** start of Provided records **

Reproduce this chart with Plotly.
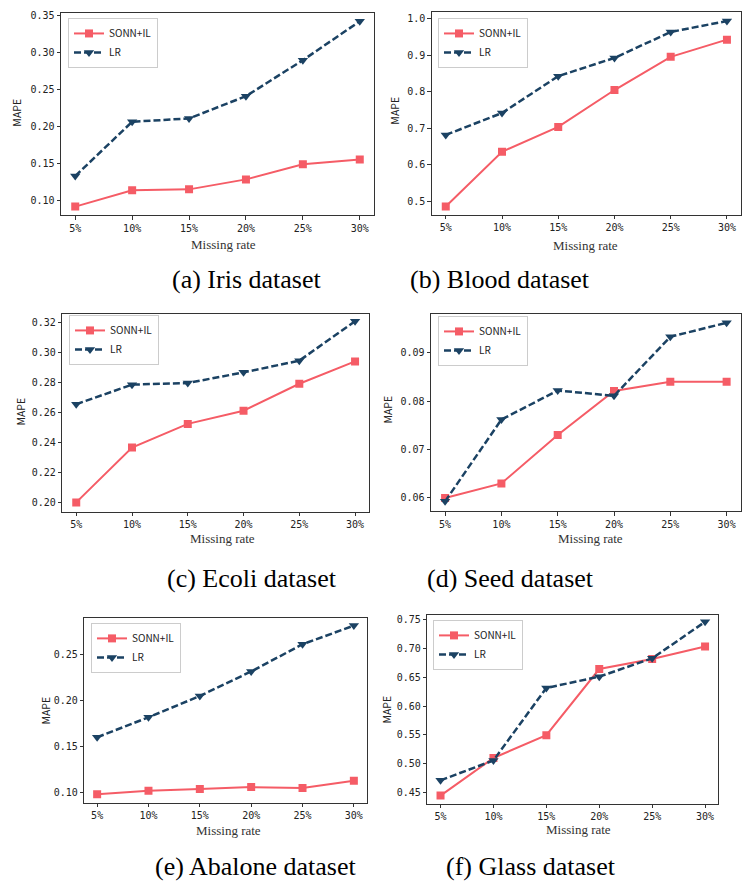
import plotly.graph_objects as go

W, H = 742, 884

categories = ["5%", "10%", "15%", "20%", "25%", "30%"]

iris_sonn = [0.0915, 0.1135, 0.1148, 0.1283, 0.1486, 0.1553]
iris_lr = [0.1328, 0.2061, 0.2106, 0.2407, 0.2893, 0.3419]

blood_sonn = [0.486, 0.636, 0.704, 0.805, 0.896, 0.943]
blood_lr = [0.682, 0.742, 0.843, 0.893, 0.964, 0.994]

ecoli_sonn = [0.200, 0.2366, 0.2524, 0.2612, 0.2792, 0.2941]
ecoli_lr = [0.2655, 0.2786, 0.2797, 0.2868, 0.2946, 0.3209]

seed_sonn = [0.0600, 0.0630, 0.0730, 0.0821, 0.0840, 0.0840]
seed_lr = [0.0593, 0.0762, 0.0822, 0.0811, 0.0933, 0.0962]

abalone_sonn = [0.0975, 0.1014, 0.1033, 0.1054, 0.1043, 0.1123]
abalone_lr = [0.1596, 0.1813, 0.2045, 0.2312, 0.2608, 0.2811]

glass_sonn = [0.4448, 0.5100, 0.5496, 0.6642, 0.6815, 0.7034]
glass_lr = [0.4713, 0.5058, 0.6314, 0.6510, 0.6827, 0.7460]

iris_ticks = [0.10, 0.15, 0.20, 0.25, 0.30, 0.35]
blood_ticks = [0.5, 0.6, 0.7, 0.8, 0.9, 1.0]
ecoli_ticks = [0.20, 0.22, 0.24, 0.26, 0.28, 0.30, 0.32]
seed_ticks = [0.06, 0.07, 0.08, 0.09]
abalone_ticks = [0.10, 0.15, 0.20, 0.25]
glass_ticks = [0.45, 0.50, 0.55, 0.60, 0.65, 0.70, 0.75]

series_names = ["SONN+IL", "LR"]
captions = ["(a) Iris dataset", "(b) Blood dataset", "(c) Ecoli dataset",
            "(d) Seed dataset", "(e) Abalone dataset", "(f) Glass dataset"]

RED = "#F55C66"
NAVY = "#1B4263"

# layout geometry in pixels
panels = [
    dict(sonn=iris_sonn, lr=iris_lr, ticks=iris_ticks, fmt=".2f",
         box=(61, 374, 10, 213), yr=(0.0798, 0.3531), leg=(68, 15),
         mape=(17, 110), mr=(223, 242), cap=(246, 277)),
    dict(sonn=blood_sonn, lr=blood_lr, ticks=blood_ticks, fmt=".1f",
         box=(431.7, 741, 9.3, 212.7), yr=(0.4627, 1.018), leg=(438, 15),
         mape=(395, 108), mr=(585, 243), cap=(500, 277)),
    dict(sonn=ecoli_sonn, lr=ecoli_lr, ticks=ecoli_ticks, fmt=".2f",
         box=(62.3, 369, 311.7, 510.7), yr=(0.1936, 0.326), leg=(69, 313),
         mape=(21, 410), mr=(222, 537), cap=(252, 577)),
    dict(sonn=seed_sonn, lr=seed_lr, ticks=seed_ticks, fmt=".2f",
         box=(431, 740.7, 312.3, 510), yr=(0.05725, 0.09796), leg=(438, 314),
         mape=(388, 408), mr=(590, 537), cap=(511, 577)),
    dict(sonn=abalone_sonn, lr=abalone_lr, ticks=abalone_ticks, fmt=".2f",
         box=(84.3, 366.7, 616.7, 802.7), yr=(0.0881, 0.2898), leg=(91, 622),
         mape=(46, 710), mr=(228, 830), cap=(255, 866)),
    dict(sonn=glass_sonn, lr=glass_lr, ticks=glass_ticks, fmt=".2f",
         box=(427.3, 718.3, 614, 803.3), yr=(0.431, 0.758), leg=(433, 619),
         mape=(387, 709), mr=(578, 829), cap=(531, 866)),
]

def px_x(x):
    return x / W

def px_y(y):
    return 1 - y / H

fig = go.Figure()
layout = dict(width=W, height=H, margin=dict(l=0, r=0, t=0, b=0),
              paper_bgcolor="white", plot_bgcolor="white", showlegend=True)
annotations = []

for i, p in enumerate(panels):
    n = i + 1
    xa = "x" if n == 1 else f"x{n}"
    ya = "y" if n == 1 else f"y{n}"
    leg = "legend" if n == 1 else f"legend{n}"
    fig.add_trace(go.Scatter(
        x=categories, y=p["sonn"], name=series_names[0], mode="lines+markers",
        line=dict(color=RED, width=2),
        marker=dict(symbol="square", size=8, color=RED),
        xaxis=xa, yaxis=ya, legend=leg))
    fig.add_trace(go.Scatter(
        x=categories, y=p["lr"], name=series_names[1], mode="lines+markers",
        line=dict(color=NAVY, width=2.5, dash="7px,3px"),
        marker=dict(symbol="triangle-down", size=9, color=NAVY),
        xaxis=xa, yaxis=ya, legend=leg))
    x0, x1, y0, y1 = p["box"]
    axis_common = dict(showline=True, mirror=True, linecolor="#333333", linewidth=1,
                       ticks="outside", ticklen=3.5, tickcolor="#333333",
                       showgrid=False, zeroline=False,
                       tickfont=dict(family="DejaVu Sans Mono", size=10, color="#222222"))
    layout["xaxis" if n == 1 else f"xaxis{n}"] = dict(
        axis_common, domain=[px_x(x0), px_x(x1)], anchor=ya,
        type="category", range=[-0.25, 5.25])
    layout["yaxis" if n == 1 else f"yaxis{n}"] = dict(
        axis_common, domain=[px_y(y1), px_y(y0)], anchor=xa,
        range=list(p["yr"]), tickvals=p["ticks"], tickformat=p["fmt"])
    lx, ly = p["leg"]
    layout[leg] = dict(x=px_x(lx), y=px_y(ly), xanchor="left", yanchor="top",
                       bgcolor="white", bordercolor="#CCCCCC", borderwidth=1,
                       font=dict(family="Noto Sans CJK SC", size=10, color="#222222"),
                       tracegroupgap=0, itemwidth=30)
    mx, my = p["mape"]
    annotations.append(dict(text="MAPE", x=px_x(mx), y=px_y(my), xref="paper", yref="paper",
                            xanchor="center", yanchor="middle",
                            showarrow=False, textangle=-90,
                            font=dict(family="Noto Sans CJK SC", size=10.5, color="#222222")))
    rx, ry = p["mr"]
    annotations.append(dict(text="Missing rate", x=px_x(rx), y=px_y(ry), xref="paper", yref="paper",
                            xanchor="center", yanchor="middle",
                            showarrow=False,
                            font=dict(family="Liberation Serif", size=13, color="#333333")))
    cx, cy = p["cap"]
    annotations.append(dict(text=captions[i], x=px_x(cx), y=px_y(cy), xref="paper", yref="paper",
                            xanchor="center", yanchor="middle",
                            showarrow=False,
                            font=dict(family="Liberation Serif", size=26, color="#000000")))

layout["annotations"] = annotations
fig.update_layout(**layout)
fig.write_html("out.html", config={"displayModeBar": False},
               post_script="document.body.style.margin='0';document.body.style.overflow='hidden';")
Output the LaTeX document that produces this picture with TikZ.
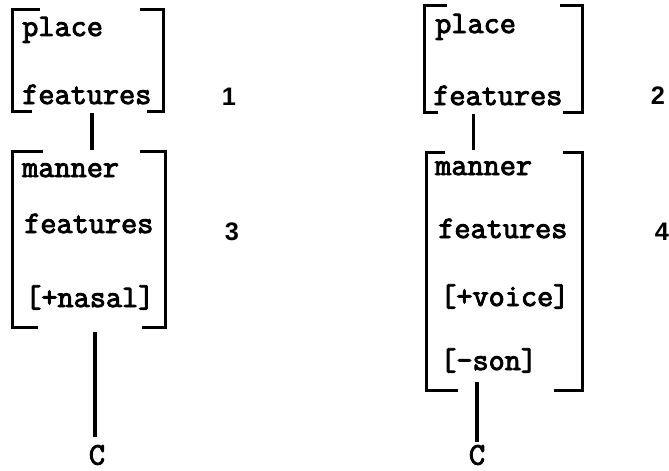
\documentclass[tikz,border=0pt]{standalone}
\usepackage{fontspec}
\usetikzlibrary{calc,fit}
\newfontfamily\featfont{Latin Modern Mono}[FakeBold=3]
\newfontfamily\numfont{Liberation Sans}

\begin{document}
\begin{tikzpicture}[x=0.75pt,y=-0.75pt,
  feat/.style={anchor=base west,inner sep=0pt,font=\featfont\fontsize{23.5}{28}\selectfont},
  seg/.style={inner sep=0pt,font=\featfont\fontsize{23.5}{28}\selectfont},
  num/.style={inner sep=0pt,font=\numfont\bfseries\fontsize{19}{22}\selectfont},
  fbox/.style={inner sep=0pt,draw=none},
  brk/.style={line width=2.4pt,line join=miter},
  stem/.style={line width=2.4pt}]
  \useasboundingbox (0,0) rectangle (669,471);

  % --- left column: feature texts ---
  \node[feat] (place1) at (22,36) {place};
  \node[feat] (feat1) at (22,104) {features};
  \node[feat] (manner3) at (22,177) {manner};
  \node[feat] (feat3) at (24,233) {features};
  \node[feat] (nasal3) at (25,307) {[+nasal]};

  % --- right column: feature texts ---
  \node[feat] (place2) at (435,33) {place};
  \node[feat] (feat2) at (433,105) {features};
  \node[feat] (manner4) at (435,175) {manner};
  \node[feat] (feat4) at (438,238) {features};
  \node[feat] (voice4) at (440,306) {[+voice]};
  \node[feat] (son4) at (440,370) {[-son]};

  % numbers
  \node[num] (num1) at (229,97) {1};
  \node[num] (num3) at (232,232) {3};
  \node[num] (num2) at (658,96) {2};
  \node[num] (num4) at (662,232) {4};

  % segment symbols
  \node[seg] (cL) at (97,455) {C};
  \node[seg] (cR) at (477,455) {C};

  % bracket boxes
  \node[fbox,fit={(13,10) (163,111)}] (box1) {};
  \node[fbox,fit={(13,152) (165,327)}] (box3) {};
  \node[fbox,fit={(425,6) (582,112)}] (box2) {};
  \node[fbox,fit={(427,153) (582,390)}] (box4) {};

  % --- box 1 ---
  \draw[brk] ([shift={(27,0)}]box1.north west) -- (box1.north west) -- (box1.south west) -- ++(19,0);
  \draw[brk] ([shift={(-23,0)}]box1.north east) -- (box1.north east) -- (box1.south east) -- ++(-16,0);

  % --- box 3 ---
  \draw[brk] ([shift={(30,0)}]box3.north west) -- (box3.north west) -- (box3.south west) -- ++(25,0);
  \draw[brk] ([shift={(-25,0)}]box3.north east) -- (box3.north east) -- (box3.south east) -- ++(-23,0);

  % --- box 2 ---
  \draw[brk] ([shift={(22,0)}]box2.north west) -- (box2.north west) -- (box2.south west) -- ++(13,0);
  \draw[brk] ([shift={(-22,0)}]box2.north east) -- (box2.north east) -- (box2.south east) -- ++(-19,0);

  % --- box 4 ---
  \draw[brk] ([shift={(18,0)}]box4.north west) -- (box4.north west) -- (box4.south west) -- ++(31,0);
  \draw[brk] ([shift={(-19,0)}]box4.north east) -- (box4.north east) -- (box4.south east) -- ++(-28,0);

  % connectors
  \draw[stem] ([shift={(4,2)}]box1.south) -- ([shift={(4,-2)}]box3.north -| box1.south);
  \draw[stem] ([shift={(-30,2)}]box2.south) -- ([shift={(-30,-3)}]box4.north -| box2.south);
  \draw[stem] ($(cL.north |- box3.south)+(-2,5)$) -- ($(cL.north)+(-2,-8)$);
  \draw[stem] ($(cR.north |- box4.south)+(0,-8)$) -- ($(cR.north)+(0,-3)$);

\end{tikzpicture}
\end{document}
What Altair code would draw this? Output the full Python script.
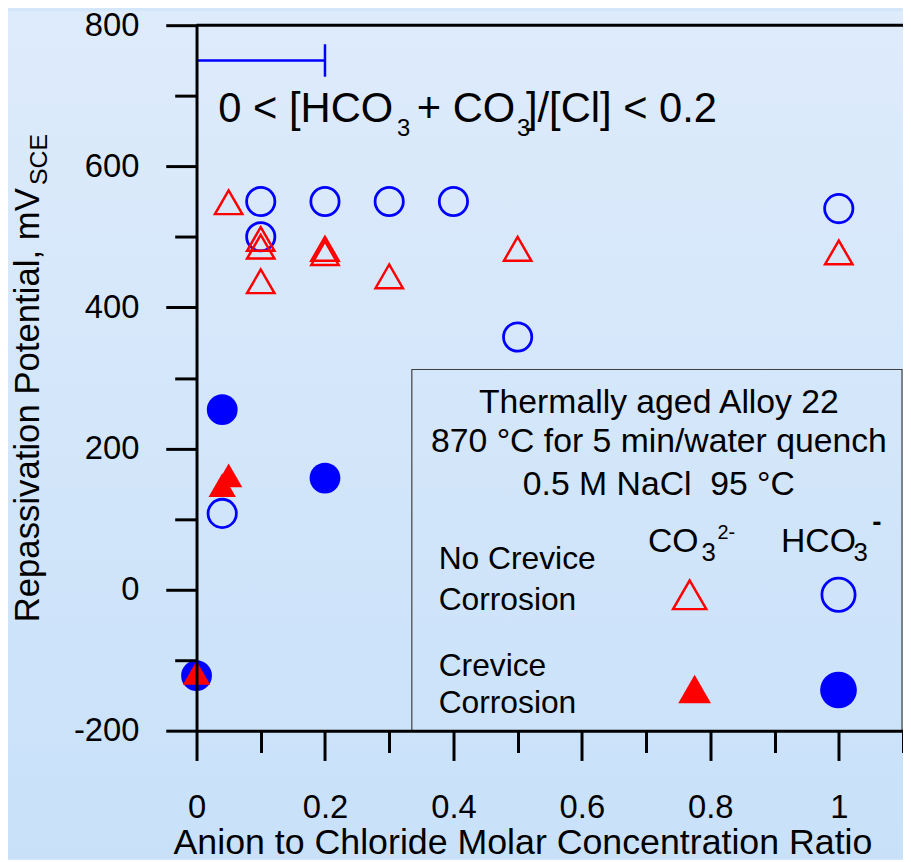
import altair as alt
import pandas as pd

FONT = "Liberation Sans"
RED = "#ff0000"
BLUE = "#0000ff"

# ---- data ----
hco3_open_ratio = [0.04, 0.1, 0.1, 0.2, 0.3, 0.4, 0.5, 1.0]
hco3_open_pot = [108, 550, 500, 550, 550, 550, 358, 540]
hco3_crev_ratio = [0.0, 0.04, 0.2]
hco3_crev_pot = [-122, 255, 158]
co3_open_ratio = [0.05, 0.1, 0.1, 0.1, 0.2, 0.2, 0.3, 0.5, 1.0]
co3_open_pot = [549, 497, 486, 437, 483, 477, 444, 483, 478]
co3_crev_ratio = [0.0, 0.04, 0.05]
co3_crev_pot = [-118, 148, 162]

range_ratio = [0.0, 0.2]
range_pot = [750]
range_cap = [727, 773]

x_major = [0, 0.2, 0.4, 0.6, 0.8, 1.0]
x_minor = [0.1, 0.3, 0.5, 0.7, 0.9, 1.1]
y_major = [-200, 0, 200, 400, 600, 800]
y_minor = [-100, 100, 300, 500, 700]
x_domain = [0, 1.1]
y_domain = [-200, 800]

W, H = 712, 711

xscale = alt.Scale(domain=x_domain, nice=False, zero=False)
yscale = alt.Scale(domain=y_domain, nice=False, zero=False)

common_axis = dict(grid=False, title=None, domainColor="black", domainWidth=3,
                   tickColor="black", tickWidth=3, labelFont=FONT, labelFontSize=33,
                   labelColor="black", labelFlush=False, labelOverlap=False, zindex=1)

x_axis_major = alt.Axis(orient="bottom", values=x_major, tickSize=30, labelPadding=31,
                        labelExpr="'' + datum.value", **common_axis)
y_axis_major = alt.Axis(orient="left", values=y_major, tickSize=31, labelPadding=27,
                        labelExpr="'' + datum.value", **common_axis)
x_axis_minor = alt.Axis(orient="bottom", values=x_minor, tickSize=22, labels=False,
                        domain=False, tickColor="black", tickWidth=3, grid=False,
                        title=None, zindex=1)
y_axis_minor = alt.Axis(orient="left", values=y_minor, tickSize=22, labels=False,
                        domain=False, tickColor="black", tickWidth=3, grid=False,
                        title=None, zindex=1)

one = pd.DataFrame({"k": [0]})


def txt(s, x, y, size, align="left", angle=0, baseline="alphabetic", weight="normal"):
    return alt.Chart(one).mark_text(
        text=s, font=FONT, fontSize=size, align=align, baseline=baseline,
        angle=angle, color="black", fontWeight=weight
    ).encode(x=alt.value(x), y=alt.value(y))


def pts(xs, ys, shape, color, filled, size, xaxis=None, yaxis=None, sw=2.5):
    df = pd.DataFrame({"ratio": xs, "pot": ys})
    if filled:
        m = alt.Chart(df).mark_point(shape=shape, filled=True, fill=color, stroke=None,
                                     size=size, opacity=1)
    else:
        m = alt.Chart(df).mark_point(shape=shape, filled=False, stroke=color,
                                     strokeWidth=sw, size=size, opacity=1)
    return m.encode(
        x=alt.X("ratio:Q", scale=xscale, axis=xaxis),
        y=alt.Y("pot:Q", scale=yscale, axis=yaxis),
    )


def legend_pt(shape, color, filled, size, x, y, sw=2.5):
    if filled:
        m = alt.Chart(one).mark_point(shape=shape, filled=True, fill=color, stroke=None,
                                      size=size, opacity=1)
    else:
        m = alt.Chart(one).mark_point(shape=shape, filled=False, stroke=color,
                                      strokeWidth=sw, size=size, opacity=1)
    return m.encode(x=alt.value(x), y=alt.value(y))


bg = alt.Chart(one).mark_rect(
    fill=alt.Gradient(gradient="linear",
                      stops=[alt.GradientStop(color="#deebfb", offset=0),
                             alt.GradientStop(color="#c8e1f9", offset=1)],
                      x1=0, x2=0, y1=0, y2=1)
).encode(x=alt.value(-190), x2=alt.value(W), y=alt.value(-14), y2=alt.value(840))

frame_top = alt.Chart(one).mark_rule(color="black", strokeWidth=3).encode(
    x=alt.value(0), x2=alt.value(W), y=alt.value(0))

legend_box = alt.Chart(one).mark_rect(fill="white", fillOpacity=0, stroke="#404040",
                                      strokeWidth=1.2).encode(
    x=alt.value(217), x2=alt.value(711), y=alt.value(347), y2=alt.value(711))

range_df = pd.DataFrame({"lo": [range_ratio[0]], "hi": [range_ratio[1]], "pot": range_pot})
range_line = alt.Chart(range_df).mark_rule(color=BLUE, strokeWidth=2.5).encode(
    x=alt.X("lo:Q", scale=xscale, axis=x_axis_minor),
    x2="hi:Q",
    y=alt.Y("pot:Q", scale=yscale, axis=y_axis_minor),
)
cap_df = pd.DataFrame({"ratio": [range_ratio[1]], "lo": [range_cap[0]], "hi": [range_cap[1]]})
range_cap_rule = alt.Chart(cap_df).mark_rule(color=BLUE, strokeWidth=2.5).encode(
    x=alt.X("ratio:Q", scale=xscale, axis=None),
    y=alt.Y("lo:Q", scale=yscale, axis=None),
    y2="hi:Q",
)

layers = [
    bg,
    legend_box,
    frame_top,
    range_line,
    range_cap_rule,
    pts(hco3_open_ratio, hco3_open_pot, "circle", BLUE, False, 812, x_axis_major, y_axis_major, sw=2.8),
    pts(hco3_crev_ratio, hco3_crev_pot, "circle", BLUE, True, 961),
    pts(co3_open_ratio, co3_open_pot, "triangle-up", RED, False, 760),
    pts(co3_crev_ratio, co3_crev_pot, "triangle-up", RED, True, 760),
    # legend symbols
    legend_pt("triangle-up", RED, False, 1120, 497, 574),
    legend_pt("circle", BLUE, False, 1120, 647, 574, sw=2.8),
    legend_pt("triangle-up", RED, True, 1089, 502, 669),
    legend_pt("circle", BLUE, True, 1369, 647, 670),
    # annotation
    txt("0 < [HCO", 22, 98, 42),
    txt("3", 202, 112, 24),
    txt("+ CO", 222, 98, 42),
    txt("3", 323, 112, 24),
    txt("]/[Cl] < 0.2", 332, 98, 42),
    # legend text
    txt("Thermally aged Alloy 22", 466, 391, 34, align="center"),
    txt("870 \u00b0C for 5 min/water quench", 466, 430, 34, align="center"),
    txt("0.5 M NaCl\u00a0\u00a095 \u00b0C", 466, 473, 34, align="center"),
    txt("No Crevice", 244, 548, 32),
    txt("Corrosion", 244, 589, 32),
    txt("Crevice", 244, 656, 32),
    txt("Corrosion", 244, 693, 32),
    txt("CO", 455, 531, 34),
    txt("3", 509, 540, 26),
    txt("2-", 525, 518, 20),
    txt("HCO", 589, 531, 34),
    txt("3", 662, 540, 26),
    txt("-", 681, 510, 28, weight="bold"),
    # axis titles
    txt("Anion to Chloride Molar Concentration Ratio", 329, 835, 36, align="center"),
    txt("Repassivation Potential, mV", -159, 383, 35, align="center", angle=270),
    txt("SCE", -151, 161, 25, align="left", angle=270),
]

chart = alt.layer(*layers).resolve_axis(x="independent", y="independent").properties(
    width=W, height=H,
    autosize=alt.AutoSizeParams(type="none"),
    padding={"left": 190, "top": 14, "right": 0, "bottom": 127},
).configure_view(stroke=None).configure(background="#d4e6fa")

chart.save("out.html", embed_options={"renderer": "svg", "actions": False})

** end of Provided records **

## [Task instructions]
Restate, line by line and word for word, everything from the top of the material through the line that contains "blood_lr = [0.682, 0.742, 0.843, 0.893, 0.964, 0.994]". Leave pictures out.

## [The solution]
Reproduce this chart with Plotly.
import plotly.graph_objects as go

W, H = 742, 884

categories = ["5%", "10%", "15%", "20%", "25%", "30%"]

iris_sonn = [0.0915, 0.1135, 0.1148, 0.1283, 0.1486, 0.1553]
iris_lr = [0.1328, 0.2061, 0.2106, 0.2407, 0.2893, 0.3419]

blood_sonn = [0.486, 0.636, 0.704, 0.805, 0.896, 0.943]
blood_lr = [0.682, 0.742, 0.843, 0.893, 0.964, 0.994]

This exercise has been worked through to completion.